(London) Le contraste est difficile à ignorer. Le rideau vient de tomber sur un congrès conservateur à l’ambiance survoltée, et voici que les libéraux malmenés dans les sondages convergent vers London pour leur réunion de caucus. Les discussions seront franches, signale-t-on, et Justin Trudeau devra prouver qu’il est toujours en contrôle, selon un expert. Survol.

Dégringolade dans les sondages

« La culture du caucus de se laisser entraîner dans des décisions stupides » fera en sorte qu’il « n’y aura pas d’étincelles à la réunion cette semaine, mais il devrait y en avoir », a écrit lundi dans un billet de blogue aux allures de mise au défi la conservatrice Michelle Rempel Garner. On verra si les bruissements de couloir lui donneront raison. Ce qui est certain, cependant, c’est qu’il y a de la nervosité dans les rangs libéraux en raison de la dégringolade estivale dans les sondages, note Jeremy Ghio, ancien stratège libéral. « Des mauvais sondages, ça fait des députés mécontents. Ça délie les langues. Justin Trudeau devra leur prouver qu’il est encore l’homme de la situation », estime-t-il.

« Un chef formidable »

Des langues se sont déliées récemment dans des reportages du Toronto Star et de CBC – anonymes, les langues. Sans vouloir s’étendre sur ces confidences, Brenda Shanahan, qui préside le caucus national, fait valoir que « ces personnes qui font des commentaires à l’extérieur du caucus savent très bien que M. Trudeau est un chef formidable ». Y a-t-il au sein de la députation beaucoup de « Nervous Nellies », comme Jean Chrétien appelait ses députés inquiets de perdre leur circonscription ? « Ils ont entendu les frustrations de leurs commettants cet été […] sur le coût de la vie et l’accès au logement […], mais tous sont derrière notre leader », affirme Mme Shanahan.

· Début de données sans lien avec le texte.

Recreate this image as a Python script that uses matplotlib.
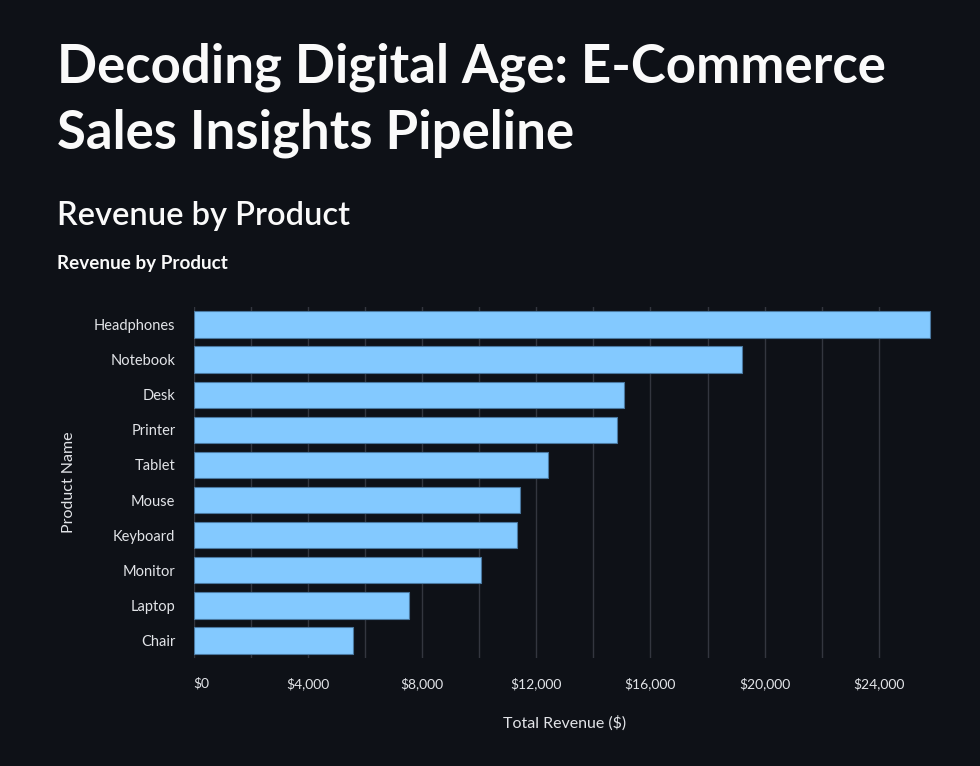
import matplotlib
matplotlib.use("Agg")
import matplotlib.pyplot as plt
from matplotlib.ticker import FuncFormatter, FixedLocator

products = ["Headphones", "Notebook", "Desk", "Printer", "Tablet",
            "Mouse", "Keyboard", "Monitor", "Laptop", "Chair"]
revenue = [25790, 19190, 15070, 14840, 12420, 11440, 11340, 10070, 7560, 5570]

bg = "#0e1117"
W, H = 980, 766

plt.rcParams["font.family"] = ["Lato", "DejaVu Sans"]

fig = plt.figure(figsize=(W / 100, H / 100), dpi=100, facecolor=bg)

def fx(px):
    return px / W

def fy(py):
    return 1 - py / H

# page headers
fig.text(fx(57), fy(82), "Decoding Digital Age: E-Commerce", color="#fafafa",
         fontsize=38, fontweight="bold", va="baseline")
fig.text(fx(57), fy(148), "Sales Insights Pipeline", color="#fafafa",
         fontsize=38, fontweight="bold", va="baseline")
fig.text(fx(57), fy(225), "Revenue by Product", color="#fafafa",
         fontsize=23.5, fontweight="semibold", va="baseline")
fig.text(fx(57), fy(269), "Revenue by Product", color="#fafafa",
         fontsize=13.6, fontweight="bold", va="baseline")

left, right, top, bottom = 193.5, 936, 307, 658
ax = fig.add_axes([fx(left), fy(bottom), fx(right - left), (bottom - top) / H])
ax.set_facecolor(bg)

ypos = list(range(len(products)))
ax.barh(ypos, revenue, height=0.75, color="#83c9ff", edgecolor="#4a78a0",
        linewidth=0.8, zorder=3)

ax.set_xlim(0, 26000)
ax.set_ylim(len(products) - 0.5, -0.5)
ax.set_yticks(ypos)
ax.set_yticklabels(products)

ax.xaxis.set_major_locator(FixedLocator(list(range(0, 24001, 4000))))
ax.xaxis.set_minor_locator(FixedLocator(list(range(2000, 24001, 4000))))
ax.xaxis.set_major_formatter(FuncFormatter(lambda v, p: f"${v:,.0f}"))
ax.grid(axis="x", which="both", color="#33363f", linewidth=1, zorder=0)

for s in ax.spines.values():
    s.set_visible(False)

ax.tick_params(axis="x", which="both", length=0, pad=14, labelsize=10, labelcolor="#e2e4e8")
ax.tick_params(axis="y", length=0, pad=13, labelsize=10.5, labelcolor="#e2e4e8")

# first label flush-left like vega
fig.canvas.draw()
ax.get_xticklabels()[0].set_horizontalalignment("left")

ax.set_xlabel("Total Revenue ($)", color="#e2e4e8", fontsize=11.5, labelpad=18)
ax.set_ylabel("Product Name", color="#e2e4e8", fontsize=11.5, labelpad=13)

fig.savefig("out.png", dpi=100, facecolor=bg)
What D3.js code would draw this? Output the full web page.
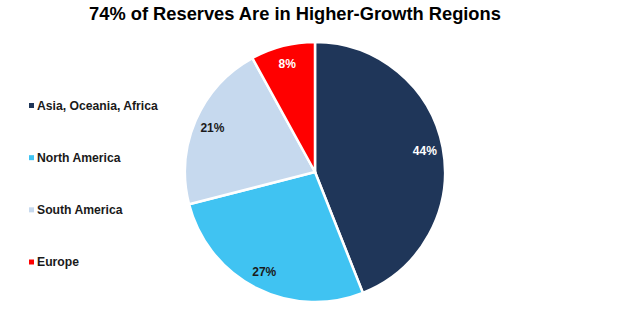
<!DOCTYPE html>
<html><head><meta charset="utf-8">
<script src="https://cdn.jsdelivr.net/npm/d3@7"></script>
<style>body{margin:0;background:#fff;font-family:"Liberation Sans",Arial,sans-serif;}</style>
</head><body><svg id="c" width="630" height="336"></svg>
<script>
const categories = ["Asia, Oceania, Africa", "North America", "South America", "Europe"];
const values = [44, 27, 21, 8];
const colors = ["#1F3659", "#40C3F2", "#C6D9EE", "#FF0000"];
const labelColors = ["#ffffff", "#1a1a1a", "#1a1a1a", "#ffffff"];
const title = "74% of Reserves Are in Higher-Growth Regions";

const svg = d3.select("#c");
svg.append("text").attr("x", 295).attr("y", 20).attr("text-anchor", "middle")
  .attr("font-weight", "bold").attr("font-size", 18.3).attr("fill", "#000").text(title);

const cx = 315, cy = 172, r = 130;
const data = categories.map((c, i) => ({cat: c, value: values[i], i}));
const pie = d3.pie().value(d => d.value).sort(null);
const arc = d3.arc().innerRadius(0).outerRadius(r);
const labelArc = d3.arc().innerRadius(r * 0.86).outerRadius(r * 0.86);
const g = svg.append("g").attr("transform", `translate(${cx},${cy})`);
const arcs = pie(data);
g.selectAll("path").data(arcs).join("path")
  .attr("d", arc).attr("fill", d => colors[d.data.i])
  .attr("stroke", "#fff").attr("stroke-width", 2.5);
g.selectAll("text").data(arcs).join("text")
  .attr("transform", d => `translate(${labelArc.centroid(d)})`)
  .attr("text-anchor", "middle").attr("dy", "0.35em")
  .attr("font-weight", "bold").attr("font-size", 12)
  .attr("fill", d => labelColors[d.data.i])
  .text(d => d.data.value + "%");

const y = d3.scalePoint().domain(categories).range([105.5, 262]);
const leg = svg.append("g").selectAll("g").data(categories).join("g")
  .attr("transform", d => `translate(29,${y(d)})`);
leg.append("rect").attr("x", 0).attr("y", -2.5).attr("width", 5).attr("height", 5)
  .attr("fill", (d, i) => colors[i]);
leg.append("text").attr("x", 8).attr("dy", "0.35em").attr("font-weight", "bold")
  .attr("font-size", 12.2).attr("fill", "#1a1a1a").text(d => d);
</script></body></html>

« Tous les indicateurs au rouge »

Même si l’entente de collaboration entre les libéraux et les néo-démocrates tient jusqu’à 2025, ce que le premier ministre semble vouloir, la montée en flèche des conservateurs dans les sondages devrait être un signal d’alarme, croit le spécialiste Philippe J. Fournier. « Tous les indicateurs sont au rouge. Chez les libéraux, on plaide que Justin Trudeau est revenu de l’arrière contre Andrew Scheer et Erin O’Toole, mais là, c’est différent, car on parle de l’approbation du gouvernement et du chef », expose le créateur de l’agrégateur 338Canada. « Les libéraux ont le luxe du temps, mais si l’élection avait lieu demain, mon modèle donne un gouvernement [conservateur] presque majoritaire ou majoritaire », ajoute-t-il.

Oublier le « méchant » Poilievre

PHOTO EDOUARD PLANTE-FRÉCHETTE, ARCHIVES LA PRESSE

Pierre Poilievre, chef du Parti conservateur du Canada, lors du congrès national de sa formation, vendredi dernier, à Québec

Les militants conservateurs réunis en congrès à Québec le week-end dernier ont fourni de nouvelles munitions aux libéraux. Il y a eu la tentative avortée de mettre aux voix une résolution pour couper les vivres à Radio-Canada, l’adoption d’une résolution encadrant la transition de genre pour les mineurs. D’après Jeremy Ghio, il faut résister à la tentation de se laisser distraire : « Chez les libéraux, on dirait qu’on est en mode : “Pierre Poilievre est méchant, et moi, j’ai un bon bilan”. Mais ce n’est pas avec le bilan que tu vas obtenir la confiance des Canadiens pour un quatrième mandat. C’est avec un plan pour ce qui s’en vient – l’incertitude économique et la crise du logement. »

Une annonce sur le logement

On l’a vu à l’Assemblée nationale dès le jour un de la rentrée parlementaire : l’enjeu du logement met les gouvernements sur la sellette. Celui de Justin Trudeau n’y échappera pas, et c’est d’ailleurs avec une annonce sur le logement que le premier ministre donnera le coup d’envoi à la rencontre du caucus, mercredi, aux côtés du ministre responsable du dossier, Sean Fraser. Parce que oui, Justin Trudeau a fini par rentrer au pays, lui qui avait été coincé pendant deux jours à New Delhi en raison d’un problème technique de l’avion gouvernemental.